Print the lines beginning with the one that contains "Give me the Chart.js source for this chart." and ending with the one that contains "7, 8, 9, 10];", exactly, both included, and no other lines.

[Entries taken from a collection]
▼

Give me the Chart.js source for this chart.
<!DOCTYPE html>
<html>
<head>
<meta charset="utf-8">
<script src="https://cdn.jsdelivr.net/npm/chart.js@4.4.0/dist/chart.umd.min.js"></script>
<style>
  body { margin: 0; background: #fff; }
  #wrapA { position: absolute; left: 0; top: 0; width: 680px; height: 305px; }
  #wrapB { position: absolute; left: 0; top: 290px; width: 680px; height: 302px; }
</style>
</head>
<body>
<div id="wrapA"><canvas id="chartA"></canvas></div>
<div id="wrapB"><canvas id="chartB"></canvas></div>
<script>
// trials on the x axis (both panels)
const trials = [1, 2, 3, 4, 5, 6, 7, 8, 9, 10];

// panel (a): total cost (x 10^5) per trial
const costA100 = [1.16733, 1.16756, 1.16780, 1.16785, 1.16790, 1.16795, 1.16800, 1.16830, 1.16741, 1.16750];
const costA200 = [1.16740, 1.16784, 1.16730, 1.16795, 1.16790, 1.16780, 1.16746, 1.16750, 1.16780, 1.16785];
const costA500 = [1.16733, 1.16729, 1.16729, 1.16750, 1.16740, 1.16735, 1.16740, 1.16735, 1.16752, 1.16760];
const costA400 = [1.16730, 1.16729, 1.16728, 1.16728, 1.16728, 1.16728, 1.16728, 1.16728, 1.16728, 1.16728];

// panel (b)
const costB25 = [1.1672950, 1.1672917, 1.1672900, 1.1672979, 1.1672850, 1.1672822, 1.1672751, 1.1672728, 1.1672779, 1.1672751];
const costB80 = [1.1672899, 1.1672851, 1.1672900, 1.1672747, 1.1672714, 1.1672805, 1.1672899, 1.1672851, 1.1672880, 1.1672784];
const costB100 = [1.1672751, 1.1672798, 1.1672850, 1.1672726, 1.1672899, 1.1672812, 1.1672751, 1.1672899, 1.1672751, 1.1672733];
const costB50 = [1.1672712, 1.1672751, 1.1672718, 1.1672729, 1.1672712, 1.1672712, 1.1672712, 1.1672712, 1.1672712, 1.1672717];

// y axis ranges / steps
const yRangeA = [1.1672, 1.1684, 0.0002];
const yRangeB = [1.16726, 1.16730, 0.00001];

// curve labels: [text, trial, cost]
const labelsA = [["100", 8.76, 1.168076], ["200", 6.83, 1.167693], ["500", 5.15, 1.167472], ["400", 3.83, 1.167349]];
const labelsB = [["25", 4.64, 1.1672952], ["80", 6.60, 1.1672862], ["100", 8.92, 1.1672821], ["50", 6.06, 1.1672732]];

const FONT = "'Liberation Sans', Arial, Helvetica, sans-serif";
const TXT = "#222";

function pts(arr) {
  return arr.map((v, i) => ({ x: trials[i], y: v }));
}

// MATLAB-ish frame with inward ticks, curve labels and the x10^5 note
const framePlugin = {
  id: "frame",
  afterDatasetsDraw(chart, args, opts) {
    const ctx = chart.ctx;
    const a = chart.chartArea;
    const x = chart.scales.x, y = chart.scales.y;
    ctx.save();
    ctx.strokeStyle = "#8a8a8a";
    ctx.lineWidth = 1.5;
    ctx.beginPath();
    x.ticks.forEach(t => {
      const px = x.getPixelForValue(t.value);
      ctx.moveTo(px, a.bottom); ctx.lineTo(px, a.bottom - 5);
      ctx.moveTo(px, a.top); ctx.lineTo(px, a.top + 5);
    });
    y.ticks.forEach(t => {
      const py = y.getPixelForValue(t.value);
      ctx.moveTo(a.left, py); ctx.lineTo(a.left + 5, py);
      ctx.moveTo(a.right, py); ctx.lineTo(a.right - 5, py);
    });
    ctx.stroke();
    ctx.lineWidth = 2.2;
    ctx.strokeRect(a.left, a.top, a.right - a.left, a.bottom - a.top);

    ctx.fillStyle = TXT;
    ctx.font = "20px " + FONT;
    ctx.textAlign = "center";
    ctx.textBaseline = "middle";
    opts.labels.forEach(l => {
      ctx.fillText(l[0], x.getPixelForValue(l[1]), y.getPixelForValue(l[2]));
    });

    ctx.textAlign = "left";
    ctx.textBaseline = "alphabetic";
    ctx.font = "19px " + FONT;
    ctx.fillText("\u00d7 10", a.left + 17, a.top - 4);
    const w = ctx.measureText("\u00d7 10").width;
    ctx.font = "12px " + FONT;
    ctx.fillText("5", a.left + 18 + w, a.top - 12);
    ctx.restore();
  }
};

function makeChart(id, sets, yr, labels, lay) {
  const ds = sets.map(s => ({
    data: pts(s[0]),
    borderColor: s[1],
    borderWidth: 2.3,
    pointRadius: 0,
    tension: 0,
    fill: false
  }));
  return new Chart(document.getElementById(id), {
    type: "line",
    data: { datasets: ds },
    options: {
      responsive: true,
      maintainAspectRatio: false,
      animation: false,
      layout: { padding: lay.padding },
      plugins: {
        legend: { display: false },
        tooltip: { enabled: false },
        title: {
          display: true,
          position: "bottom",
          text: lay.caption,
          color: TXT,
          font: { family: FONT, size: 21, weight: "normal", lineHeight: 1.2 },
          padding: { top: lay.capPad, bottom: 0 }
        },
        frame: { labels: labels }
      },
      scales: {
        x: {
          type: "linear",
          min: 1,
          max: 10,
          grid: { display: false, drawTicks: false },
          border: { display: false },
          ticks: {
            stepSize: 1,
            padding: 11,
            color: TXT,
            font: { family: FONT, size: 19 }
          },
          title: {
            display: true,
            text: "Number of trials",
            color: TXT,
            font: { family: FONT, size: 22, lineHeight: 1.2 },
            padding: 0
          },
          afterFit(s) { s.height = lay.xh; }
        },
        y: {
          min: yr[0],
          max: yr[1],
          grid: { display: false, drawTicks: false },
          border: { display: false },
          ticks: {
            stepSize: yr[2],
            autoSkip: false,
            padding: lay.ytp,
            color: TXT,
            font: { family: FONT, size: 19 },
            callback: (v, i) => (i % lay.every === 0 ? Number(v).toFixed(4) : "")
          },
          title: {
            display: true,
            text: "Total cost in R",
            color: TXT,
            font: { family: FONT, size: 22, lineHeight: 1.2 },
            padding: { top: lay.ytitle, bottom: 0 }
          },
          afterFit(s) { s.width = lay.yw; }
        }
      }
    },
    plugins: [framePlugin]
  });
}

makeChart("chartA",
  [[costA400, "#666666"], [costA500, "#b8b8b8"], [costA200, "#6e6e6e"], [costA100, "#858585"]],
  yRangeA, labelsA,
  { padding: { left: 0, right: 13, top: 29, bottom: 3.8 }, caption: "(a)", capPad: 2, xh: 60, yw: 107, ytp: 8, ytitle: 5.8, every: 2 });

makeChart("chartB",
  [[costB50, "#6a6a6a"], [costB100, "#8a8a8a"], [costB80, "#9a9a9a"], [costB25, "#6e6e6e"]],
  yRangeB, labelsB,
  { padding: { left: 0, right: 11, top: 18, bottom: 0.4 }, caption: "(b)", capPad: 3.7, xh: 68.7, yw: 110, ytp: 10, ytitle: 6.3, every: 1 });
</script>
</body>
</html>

▲
▼

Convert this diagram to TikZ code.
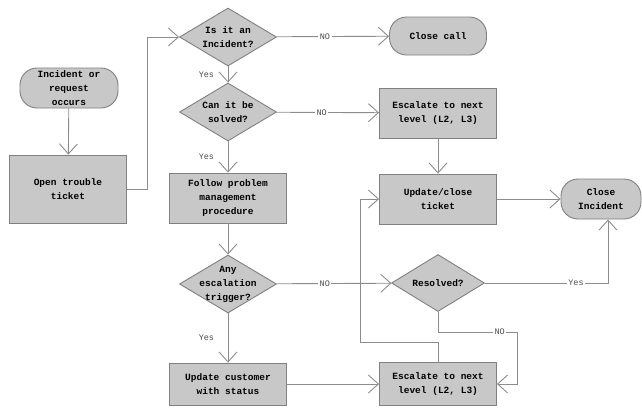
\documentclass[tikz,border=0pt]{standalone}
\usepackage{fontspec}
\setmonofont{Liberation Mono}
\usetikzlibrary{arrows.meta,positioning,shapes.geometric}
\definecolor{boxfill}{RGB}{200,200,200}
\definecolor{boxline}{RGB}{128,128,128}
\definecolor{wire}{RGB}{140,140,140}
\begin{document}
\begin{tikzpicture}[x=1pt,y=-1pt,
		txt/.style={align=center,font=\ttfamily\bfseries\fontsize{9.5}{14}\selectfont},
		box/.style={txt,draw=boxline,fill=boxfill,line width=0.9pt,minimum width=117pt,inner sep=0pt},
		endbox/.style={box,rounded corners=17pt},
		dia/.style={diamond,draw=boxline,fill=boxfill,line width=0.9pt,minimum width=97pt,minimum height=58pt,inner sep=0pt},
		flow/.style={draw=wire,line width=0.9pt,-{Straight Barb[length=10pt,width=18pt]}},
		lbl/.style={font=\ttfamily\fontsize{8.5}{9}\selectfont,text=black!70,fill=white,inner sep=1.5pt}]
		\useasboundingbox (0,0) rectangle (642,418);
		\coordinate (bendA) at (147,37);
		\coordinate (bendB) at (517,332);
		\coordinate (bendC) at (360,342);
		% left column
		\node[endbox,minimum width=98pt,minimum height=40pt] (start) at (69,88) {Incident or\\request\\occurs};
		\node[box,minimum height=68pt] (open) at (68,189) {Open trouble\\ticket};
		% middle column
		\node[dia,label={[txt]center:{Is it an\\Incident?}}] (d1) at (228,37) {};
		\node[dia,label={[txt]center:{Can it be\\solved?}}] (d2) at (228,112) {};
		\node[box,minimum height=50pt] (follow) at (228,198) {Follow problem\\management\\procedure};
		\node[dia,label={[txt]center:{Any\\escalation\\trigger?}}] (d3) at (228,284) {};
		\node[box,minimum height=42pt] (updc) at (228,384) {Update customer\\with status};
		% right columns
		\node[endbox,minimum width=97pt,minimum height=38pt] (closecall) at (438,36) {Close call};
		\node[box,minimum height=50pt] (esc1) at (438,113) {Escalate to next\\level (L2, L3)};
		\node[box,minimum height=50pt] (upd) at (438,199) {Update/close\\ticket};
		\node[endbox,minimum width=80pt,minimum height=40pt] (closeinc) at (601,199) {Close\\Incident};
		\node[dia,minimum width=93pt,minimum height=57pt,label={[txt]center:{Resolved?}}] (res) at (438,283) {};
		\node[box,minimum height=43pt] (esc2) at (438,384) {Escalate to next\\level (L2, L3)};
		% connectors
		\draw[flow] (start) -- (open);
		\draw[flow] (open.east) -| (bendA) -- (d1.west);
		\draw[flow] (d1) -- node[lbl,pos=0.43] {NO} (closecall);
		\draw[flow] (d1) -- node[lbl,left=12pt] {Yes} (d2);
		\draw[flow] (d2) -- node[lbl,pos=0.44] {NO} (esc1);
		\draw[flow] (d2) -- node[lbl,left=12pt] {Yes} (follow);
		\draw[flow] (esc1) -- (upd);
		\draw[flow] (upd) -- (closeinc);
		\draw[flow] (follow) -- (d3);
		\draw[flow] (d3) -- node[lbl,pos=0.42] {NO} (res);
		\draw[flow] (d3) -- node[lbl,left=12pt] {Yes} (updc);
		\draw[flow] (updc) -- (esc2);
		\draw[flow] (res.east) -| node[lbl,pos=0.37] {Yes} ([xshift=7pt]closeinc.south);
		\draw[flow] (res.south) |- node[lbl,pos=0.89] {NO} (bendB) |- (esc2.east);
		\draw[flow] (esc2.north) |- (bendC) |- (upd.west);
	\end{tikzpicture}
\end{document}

▲

THE SOLUTION -
Give me the Chart.js source for this chart.
<!DOCTYPE html>
<html>
<head>
<meta charset="utf-8">
<script src="https://cdn.jsdelivr.net/npm/chart.js@4.4.0/dist/chart.umd.min.js"></script>
<style>
  body { margin: 0; background: #fff; }
  #wrapA { position: absolute; left: 0; top: 0; width: 680px; height: 305px; }
  #wrapB { position: absolute; left: 0; top: 290px; width: 680px; height: 302px; }
</style>
</head>
<body>
<div id="wrapA"><canvas id="chartA"></canvas></div>
<div id="wrapB"><canvas id="chartB"></canvas></div>
<script>
// trials on the x axis (both panels)
const trials = [1, 2, 3, 4, 5, 6, 7, 8, 9, 10];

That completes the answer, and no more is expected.